* _Exercise aim_: Below are records to repeat exactly. Omit the pictures from the copy.

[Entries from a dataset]

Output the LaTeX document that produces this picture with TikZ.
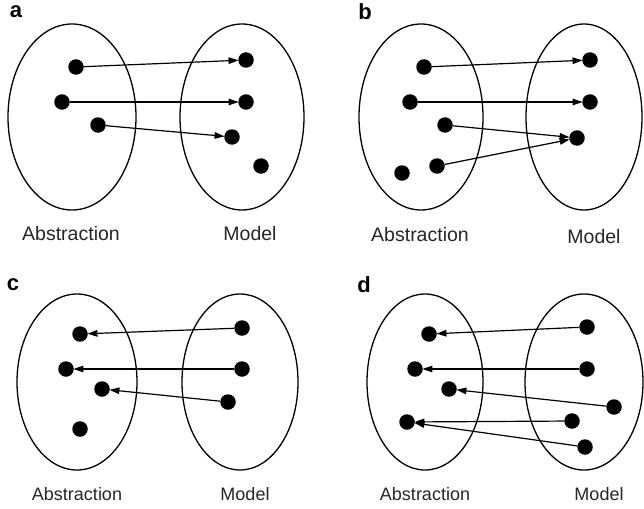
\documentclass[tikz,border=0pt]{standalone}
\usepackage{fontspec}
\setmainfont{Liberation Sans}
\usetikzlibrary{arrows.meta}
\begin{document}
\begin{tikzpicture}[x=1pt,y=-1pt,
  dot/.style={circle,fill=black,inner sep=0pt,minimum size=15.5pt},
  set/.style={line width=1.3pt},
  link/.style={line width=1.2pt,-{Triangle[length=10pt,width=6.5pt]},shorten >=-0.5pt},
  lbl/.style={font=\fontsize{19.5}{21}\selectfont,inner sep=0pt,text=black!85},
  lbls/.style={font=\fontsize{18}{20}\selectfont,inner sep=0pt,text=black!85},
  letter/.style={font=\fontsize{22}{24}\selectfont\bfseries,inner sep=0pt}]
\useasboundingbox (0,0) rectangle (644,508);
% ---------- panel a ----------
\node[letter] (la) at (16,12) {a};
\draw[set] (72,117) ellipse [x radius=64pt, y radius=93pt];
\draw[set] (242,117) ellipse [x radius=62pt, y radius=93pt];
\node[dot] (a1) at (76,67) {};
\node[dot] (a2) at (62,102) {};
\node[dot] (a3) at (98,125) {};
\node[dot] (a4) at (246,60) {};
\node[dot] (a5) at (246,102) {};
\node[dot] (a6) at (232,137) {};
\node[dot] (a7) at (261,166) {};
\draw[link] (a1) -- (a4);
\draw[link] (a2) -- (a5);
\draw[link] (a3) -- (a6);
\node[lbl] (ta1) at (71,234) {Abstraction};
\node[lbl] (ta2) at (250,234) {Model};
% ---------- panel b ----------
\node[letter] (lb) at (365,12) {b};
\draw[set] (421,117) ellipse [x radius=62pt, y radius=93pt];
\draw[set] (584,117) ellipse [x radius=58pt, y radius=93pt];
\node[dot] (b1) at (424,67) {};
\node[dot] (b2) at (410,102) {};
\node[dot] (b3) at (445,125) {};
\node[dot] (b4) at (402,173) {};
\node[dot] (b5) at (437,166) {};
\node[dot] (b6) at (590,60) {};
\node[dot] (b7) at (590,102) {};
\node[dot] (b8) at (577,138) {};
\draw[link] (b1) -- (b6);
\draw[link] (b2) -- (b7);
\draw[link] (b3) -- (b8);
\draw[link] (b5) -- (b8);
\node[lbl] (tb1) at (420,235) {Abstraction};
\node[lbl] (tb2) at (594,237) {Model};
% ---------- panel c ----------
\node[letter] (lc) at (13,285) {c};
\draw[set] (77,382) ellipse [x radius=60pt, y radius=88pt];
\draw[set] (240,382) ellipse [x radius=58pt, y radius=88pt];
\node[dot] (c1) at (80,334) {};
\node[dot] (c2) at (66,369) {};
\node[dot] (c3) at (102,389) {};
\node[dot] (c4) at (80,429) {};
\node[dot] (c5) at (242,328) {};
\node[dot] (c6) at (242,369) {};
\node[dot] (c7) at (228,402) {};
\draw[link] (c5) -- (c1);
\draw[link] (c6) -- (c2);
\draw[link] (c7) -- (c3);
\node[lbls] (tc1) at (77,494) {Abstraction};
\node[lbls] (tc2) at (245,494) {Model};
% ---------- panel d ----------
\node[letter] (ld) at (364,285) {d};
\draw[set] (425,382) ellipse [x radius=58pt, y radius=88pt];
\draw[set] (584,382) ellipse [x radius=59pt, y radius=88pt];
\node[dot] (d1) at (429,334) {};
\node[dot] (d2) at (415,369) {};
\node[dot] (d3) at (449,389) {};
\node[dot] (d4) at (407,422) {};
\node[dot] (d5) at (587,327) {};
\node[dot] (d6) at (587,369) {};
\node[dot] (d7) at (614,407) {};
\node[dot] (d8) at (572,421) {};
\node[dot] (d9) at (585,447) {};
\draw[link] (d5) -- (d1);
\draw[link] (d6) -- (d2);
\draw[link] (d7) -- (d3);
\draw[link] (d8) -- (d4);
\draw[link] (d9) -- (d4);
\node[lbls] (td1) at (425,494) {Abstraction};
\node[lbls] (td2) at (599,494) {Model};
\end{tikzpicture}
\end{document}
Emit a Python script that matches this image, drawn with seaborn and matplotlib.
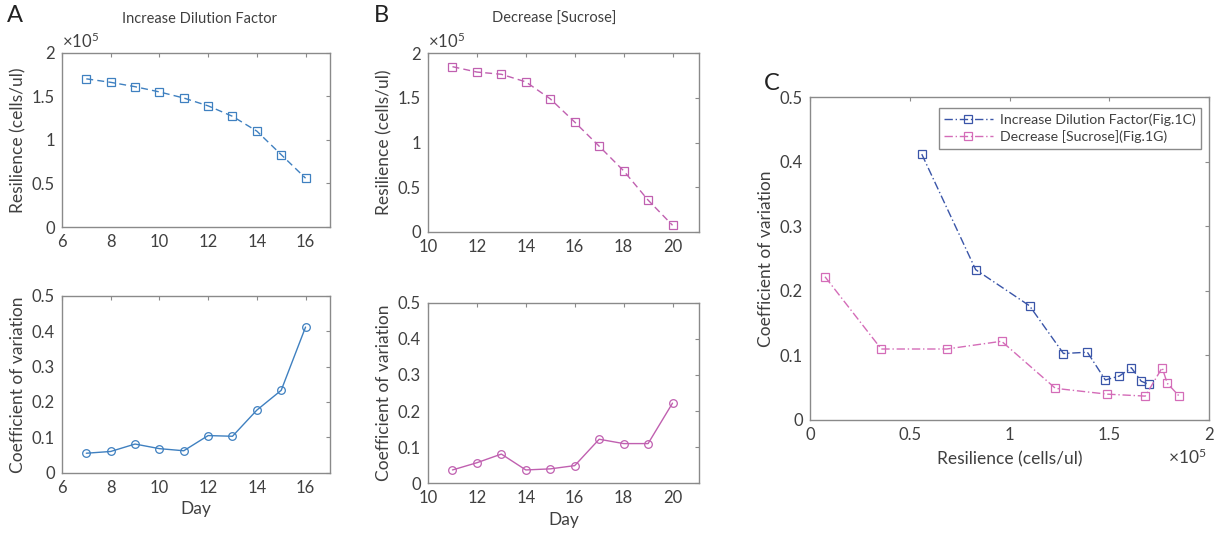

* _Solution to this problem_:
Output the LaTeX document that produces this picture with TikZ.
\documentclass[tikz,border=0pt]{standalone}
\usepackage{fontspec}
\setmainfont{Liberation Sans}
\usetikzlibrary{arrows.meta}
\begin{document}
\begin{tikzpicture}[x=1pt,y=-1pt,
  dot/.style={circle,fill=black,inner sep=0pt,minimum size=15.5pt},
  set/.style={line width=1.3pt},
  link/.style={line width=1.2pt,-{Triangle[length=10pt,width=6.5pt]},shorten >=-0.5pt},
  lbl/.style={font=\fontsize{19.5}{21}\selectfont,inner sep=0pt,text=black!85},
  lbls/.style={font=\fontsize{18}{20}\selectfont,inner sep=0pt,text=black!85},
  letter/.style={font=\fontsize{22}{24}\selectfont\bfseries,inner sep=0pt}]
\useasboundingbox (0,0) rectangle (644,508);
% ---------- panel a ----------
\node[letter] (la) at (16,12) {a};
\draw[set] (72,117) ellipse [x radius=64pt, y radius=93pt];
\draw[set] (242,117) ellipse [x radius=62pt, y radius=93pt];
\node[dot] (a1) at (76,67) {};
\node[dot] (a2) at (62,102) {};
\node[dot] (a3) at (98,125) {};
\node[dot] (a4) at (246,60) {};
\node[dot] (a5) at (246,102) {};
\node[dot] (a6) at (232,137) {};
\node[dot] (a7) at (261,166) {};
\draw[link] (a1) -- (a4);
\draw[link] (a2) -- (a5);
\draw[link] (a3) -- (a6);
\node[lbl] (ta1) at (71,234) {Abstraction};
\node[lbl] (ta2) at (250,234) {Model};
% ---------- panel b ----------
\node[letter] (lb) at (365,12) {b};
\draw[set] (421,117) ellipse [x radius=62pt, y radius=93pt];
\draw[set] (584,117) ellipse [x radius=58pt, y radius=93pt];
\node[dot] (b1) at (424,67) {};
\node[dot] (b2) at (410,102) {};
\node[dot] (b3) at (445,125) {};
\node[dot] (b4) at (402,173) {};
\node[dot] (b5) at (437,166) {};
\node[dot] (b6) at (590,60) {};
\node[dot] (b7) at (590,102) {};
\node[dot] (b8) at (577,138) {};
\draw[link] (b1) -- (b6);
\draw[link] (b2) -- (b7);
\draw[link] (b3) -- (b8);
\draw[link] (b5) -- (b8);
\node[lbl] (tb1) at (420,235) {Abstraction};
\node[lbl] (tb2) at (594,237) {Model};
% ---------- panel c ----------
\node[letter] (lc) at (13,285) {c};
\draw[set] (77,382) ellipse [x radius=60pt, y radius=88pt];
\draw[set] (240,382) ellipse [x radius=58pt, y radius=88pt];
\node[dot] (c1) at (80,334) {};
\node[dot] (c2) at (66,369) {};
\node[dot] (c3) at (102,389) {};
\node[dot] (c4) at (80,429) {};
\node[dot] (c5) at (242,328) {};
\node[dot] (c6) at (242,369) {};
\node[dot] (c7) at (228,402) {};
\draw[link] (c5) -- (c1);
\draw[link] (c6) -- (c2);
\draw[link] (c7) -- (c3);
\node[lbls] (tc1) at (77,494) {Abstraction};
\node[lbls] (tc2) at (245,494) {Model};
% ---------- panel d ----------
\node[letter] (ld) at (364,285) {d};
\draw[set] (425,382) ellipse [x radius=58pt, y radius=88pt];
\draw[set] (584,382) ellipse [x radius=59pt, y radius=88pt];
\node[dot] (d1) at (429,334) {};
\node[dot] (d2) at (415,369) {};
\node[dot] (d3) at (449,389) {};
\node[dot] (d4) at (407,422) {};
\node[dot] (d5) at (587,327) {};
\node[dot] (d6) at (587,369) {};
\node[dot] (d7) at (614,407) {};
\node[dot] (d8) at (572,421) {};
\node[dot] (d9) at (585,447) {};
\draw[link] (d5) -- (d1);
\draw[link] (d6) -- (d2);
\draw[link] (d7) -- (d3);
\draw[link] (d8) -- (d4);
\draw[link] (d9) -- (d4);
\node[lbls] (td1) at (425,494) {Abstraction};
\node[lbls] (td2) at (599,494) {Model};
\end{tikzpicture}
\end{document}
Emit a Python script that matches this image, drawn with seaborn and matplotlib.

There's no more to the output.